Alice's Adventures in Numberland
by Alice Silverberg

Over the years, I've told colleagues and friends about things I have seen or experienced. Many times, people have said that I should write them down so that they won't be lost and forgotten, since some of them might be useful parts of our history. I've been writing them down, without being sure what I would do with them. I decided to gradually post them on this website, and see what reactions I get. I suggest reading from the bottom up (starting with the August 2017 post "The Meritocracy"). Thoughtful and kind feedback would be useful for me, and would help me to revise the exposition to make it as useful as possible. I hope that while you read my stories you will ask yourself "What can I learn from this?" I'm particularly interested in knowing what you see as the point of the story, or what you take away from it. Please send feedback to asilverb@gmail.com. Thanks for taking the time to read and hopefully reflect on them!

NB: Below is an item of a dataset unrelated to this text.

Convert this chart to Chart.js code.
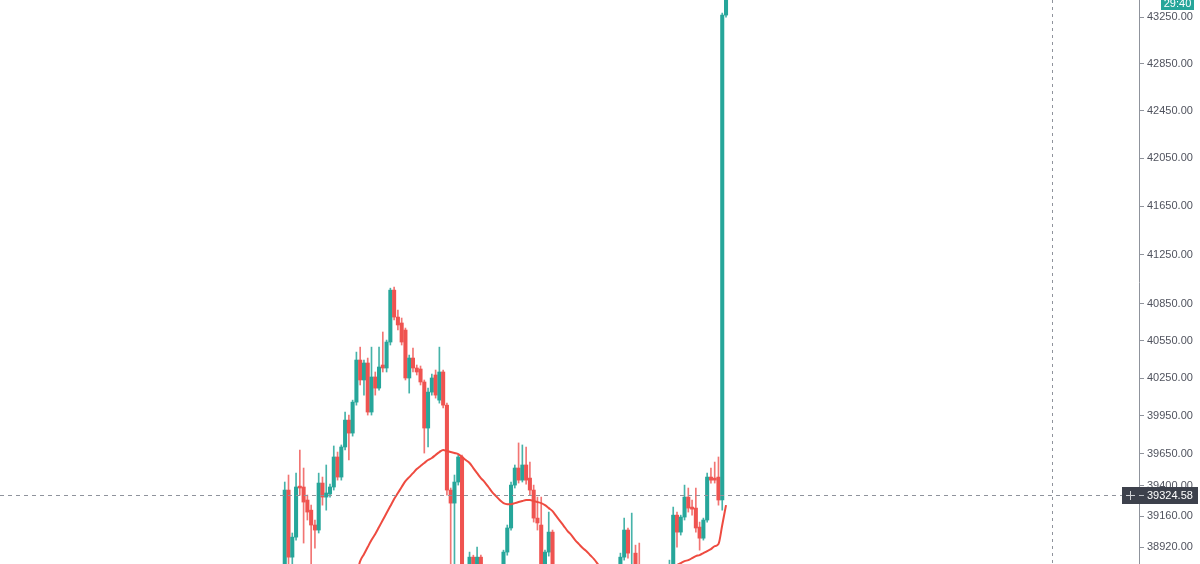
<!DOCTYPE html>
<html>
<head>
<meta charset="utf-8">
<script src="https://cdn.jsdelivr.net/npm/chart.js@4.4.1/dist/chart.umd.min.js"></script>
<style>
html,body{margin:0;padding:0;background:#ffffff;overflow:hidden;}
#wrap{width:1200px;height:564px;position:relative;}
</style>
</head>
<body>
<div id="wrap"><canvas id="c"></canvas></div>
<script>
// ---- data (one entry per candle, oldest first) ----
const candleOpen = [
38704,39364,38842,38997,39395,39388,39286,39207,39091,39052,
39419,39309,39333,39388,39624,39466,39703,39916,39813,40059,
40396,40236,40372,39980,40260,40171,40356,40332,40541,40962,
40743,40695,40638,40252,40412,40332,40324,40220,39853,40139,
40276,40075,40300,40035,39364,39262,39427,39624,38665,38627,
38842,38665,38842,38627,38560,38610,38540,38600,38680,38881,
39068,39403,39537,39442,39561,39458,39364,39145,39091,38665,
38881,39036,38665,38600,38540,38570,38500,38460,38510,38470,
38420,38450,38500,38480,38530,38510,38560,38540,38600,38700,
38842,39052,38720,38873,38700,38620,38580,38540,38600,38560,
38620,38650,38700,38704,39168,39036,39153,39309,39231,39223,
39075,38989,39130,39466,39458,39466,39286,43267];
const candleClose = [
39364,38842,38997,39388,39380,39270,39192,39091,39052,39419,
39309,39341,39388,39624,39466,39703,39916,39813,40059,40396,
40236,40372,39980,40260,40171,40340,40332,40541,40962,40743,
40679,40541,40252,40412,40332,40300,40220,39853,40139,40252,
40115,40300,40035,39364,39262,39427,39624,38665,38590,38842,
38665,38842,38627,38560,38610,38540,38600,38680,38881,39068,
39403,39537,39442,39561,39442,39364,39145,39107,38665,38881,
39036,38665,38600,38540,38570,38500,38460,38510,38470,38420,
38450,38500,38480,38530,38510,38560,38540,38600,38700,38842,
39052,38873,38770,38700,38620,38580,38540,38600,38560,38620,
38650,38700,38760,39168,39036,39153,39309,39223,39215,39068,
38989,39130,39466,39442,39442,39286,43267,43440];
const candleHigh = [
39427,39482,39029,39497,39679,39537,39325,39246,39130,39497,
39466,39561,39411,39711,39663,39719,39980,39956,40075,40460,
40500,40396,40412,40500,40300,40500,40622,40557,40978,40987,
40800,40735,40654,40436,40492,40356,40348,40236,40171,40284,
40316,40500,40316,40051,39380,39482,39640,39640,38704,38881,
38857,38920,38857,38700,38680,38660,38650,38720,38896,39091,
39427,39561,39735,39719,39703,39584,39403,39309,39309,38896,
39192,39052,38700,38640,38610,38600,38530,38550,38540,38500,
38490,38540,38530,38570,38560,38600,38590,38640,38740,38873,
39145,39068,39184,38935,38951,38660,38620,38640,38650,38680,
38700,38760,38819,39231,39192,39168,39403,39380,39286,39380,
39114,39145,39497,39537,39584,39624,43284,43460];
const candleLow = [
38627,38742,38780,38974,39325,38951,39130,38757,38912,39029,
39246,39207,39309,39364,39442,39442,39679,39600,39789,40035,
40196,40115,39956,39956,40115,40155,40300,40300,40517,40719,
40638,40517,40236,40131,40300,40276,40196,39655,39703,40115,
40091,40051,40012,39325,38704,38704,39403,38590,38510,38590,
38627,38627,38590,38500,38480,38470,38500,38560,38640,38857,
39052,39380,39419,39427,39411,39325,39114,39052,38627,38627,
38850,38627,38560,38500,38490,38460,38420,38430,38440,38380,
38390,38430,38450,38460,38480,38490,38510,38520,38580,38680,
38819,38834,38680,38650,38580,38540,38500,38510,38520,38530,
38590,38620,38660,38681,38920,39013,39130,39192,39168,39036,
38896,38974,39114,39419,39419,39246,39207,43250];
// moving average line (null where it has not started yet)
const maValues = [
null,null,null,null,null,null,null,null,null,null,
null,null,null,null,null,null,null,null,null,38700,
38811,38865,38920,38974,39021,39075,39130,39184,39239,39294,
39341,39388,39434,39466,39497,39529,39553,39577,39600,39616,
39640,39663,39679,39671,39663,39655,39647,39624,39600,39577,
39537,39497,39458,39427,39388,39348,39317,39286,39262,39254,
39254,39262,39270,39278,39286,39286,39278,39270,39262,39246,
39223,39199,39160,39122,39083,39044,39013,38974,38943,38912,
38888,38857,38827,38789,38750,38710,38680,38655,38635,38615,
38600,38590,38582,38578,38578,38582,38590,38605,38620,38640,
38665,38690,38720,38750,38781,38796,38811,38819,38834,38850,
38858,38873,38889,38904,38927,38943,39091,39246];
const yTickValues = [38920,39160,39400,39650,39950,40250,40550,40850,41250,41650,42050,42450,42850,43250];
const crosshairPrice = 39324.58;
const countdownLabel = '29:40';

// ---- layout constants ----
const TOTAL_SLOTS = 302, FIRST_SLOT = 75, CROSSHAIR_SLOT = 278.43;
const Y_MIN = 38789, Y_MAX = 43397;
const UP = '#26a69a', DOWN = '#ef5350';
const UP_WICK = 'rgba(38,166,154,0.85)', DOWN_WICK = 'rgba(239,83,80,0.8)';

const labels = Array.from({length: TOTAL_SLOTS}, (_, i) => String(i));
function pad(arr, fill) {
  const out = new Array(TOTAL_SLOTS).fill(fill === undefined ? null : fill);
  arr.forEach((v, i) => { out[FIRST_SLOT + i] = v; });
  return out;
}
const isUp = candleOpen.map((o, i) => candleClose[i] >= o);
const bodies = pad(candleOpen.map((o, i) => [o, candleClose[i]]));
const wicks = pad(candleLow.map((l, i) => [l, candleHigh[i]]));
const bodyColors = pad(isUp.map(u => u ? UP : DOWN), UP);
const wickColors = pad(isUp.map(u => u ? UP_WICK : DOWN_WICK), UP);

const overlay = {
  id: 'overlay',
  afterDraw(chart) {
    const {ctx, chartArea, scales} = chart;
    const y = Math.round(scales.y.getPixelForValue(crosshairPrice)) + 0.5;
    const x = Math.round(scales.x.getPixelForValue(CROSSHAIR_SLOT)) + 0.5;
    ctx.save();
    ctx.strokeStyle = '#8f939c';
    ctx.lineWidth = 1;
    ctx.setLineDash([4, 4]);
    ctx.beginPath(); ctx.moveTo(chartArea.left, y); ctx.lineTo(chartArea.right - 17, y); ctx.stroke();
    ctx.setLineDash([3, 4]);
    ctx.beginPath(); ctx.moveTo(x, chartArea.top); ctx.lineTo(x, chartArea.bottom); ctx.stroke();
    ctx.setLineDash([]);
    // crosshair price label
    const bx = chartArea.right - 17;
    ctx.fillStyle = '#3d414c';
    ctx.fillRect(bx, y - 8.5, 1198 - bx, 17);
    ctx.strokeStyle = '#d0d2d6';
    ctx.beginPath(); ctx.moveTo(bx + 4, y); ctx.lineTo(bx + 13, y); ctx.moveTo(bx + 8.5, y - 4.5); ctx.lineTo(bx + 8.5, y + 4.5); ctx.stroke();
    ctx.strokeStyle = '#b8bbc2';
    ctx.beginPath(); ctx.moveTo(chartArea.right, y); ctx.lineTo(chartArea.right + 5, y); ctx.stroke();
    ctx.fillStyle = '#ffffff';
    ctx.font = '11px "Liberation Sans", Arial, sans-serif';
    ctx.textBaseline = 'middle';
    ctx.textAlign = 'left';
    ctx.fillText(crosshairPrice.toFixed(2), chartArea.right + 8, y + 0.5);
    // countdown box
    ctx.fillStyle = UP;
    ctx.fillRect(1161, -2, 33, 12);
    ctx.fillStyle = '#ffffff';
    ctx.textAlign = 'center';
    ctx.fillText(countdownLabel, 1177.5, 4);
    ctx.restore();
  }
};

new Chart(document.getElementById('c'), {
  type: 'bar',
  data: {
    labels,
    datasets: [
      { type: 'line', data: pad(maValues), borderColor: '#ee4b40', borderWidth: 2,
        pointRadius: 0, cubicInterpolationMode: 'monotone', order: 1 },
      { data: wicks, backgroundColor: wickColors, barThickness: 1, grouped: false, order: 3 },
      { data: bodies, backgroundColor: bodyColors, barThickness: 3.4, grouped: false, minBarLength: 1, order: 2 }
    ]
  },
  options: {
    responsive: true,
    maintainAspectRatio: false,
    animation: false,
    layout: { padding: 0 },
    plugins: { legend: { display: false }, tooltip: { enabled: false } },
    scales: {
      x: { display: false, offset: true },
      y: {
        type: 'logarithmic', position: 'right', min: Y_MIN, max: Y_MAX, bounds: 'data',
        afterBuildTicks: s => { s.ticks = yTickValues.map(v => ({ value: v })); },
        afterFit: s => { s.width = 61; s.paddingTop = 0; s.paddingBottom = 0; },
        grid: { drawOnChartArea: false, drawTicks: true, tickLength: 5, tickColor: '#8f939c', tickWidth: 1 },
        border: { display: true, color: '#8f939c', width: 1 },
        ticks: { autoSkip: false, padding: 3, color: '#50535e',
          font: { family: '"Liberation Sans", Arial, sans-serif', size: 11 },
          callback: v => Number(v).toFixed(2) }
      }
    }
  },
  plugins: [overlay]
});
</script>
</body>
</html>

I often run the stories past the people I mention, even when they are anonymized, to get their feedback and give them a chance to correct the record or ask for changes. When they tell me they're happy to be named, I sometimes do so. When I give letters as pseudonyms, there is no correlation between those letters and the names of the real people.
Saturday, April 5, 2025
Cat Scratch Fever
Monday, March 31, 2025
Thinking about sex
X and I hadn't seen each other since we were in grad school together. We were standing around with a couple of graduate students during a conference break. Y came bounding up to us, stuck out his hand to X, and gave him an unusually vigorous and ostentatious handshake. Y had been a grad student with us at Princeton, a few years ahead of X and me, and Y knew the two of us equally well.
Reflexively, I stuck out my hand to shake Y's. He looked at my hand, and then put his hands behind his back. It felt, metaphorically, like a slap in the face. The grad students watched the scene unfold, and I felt embarrassed. Eventually it dawned on me that Y's refusal to shake my hand was based on religious grounds.
The affiliation that he had written on his name tag was a U.S. government intelligence agency. So in some sense he was there as a representative of the U.S. government, and his trip was funded by me and other taxpayers.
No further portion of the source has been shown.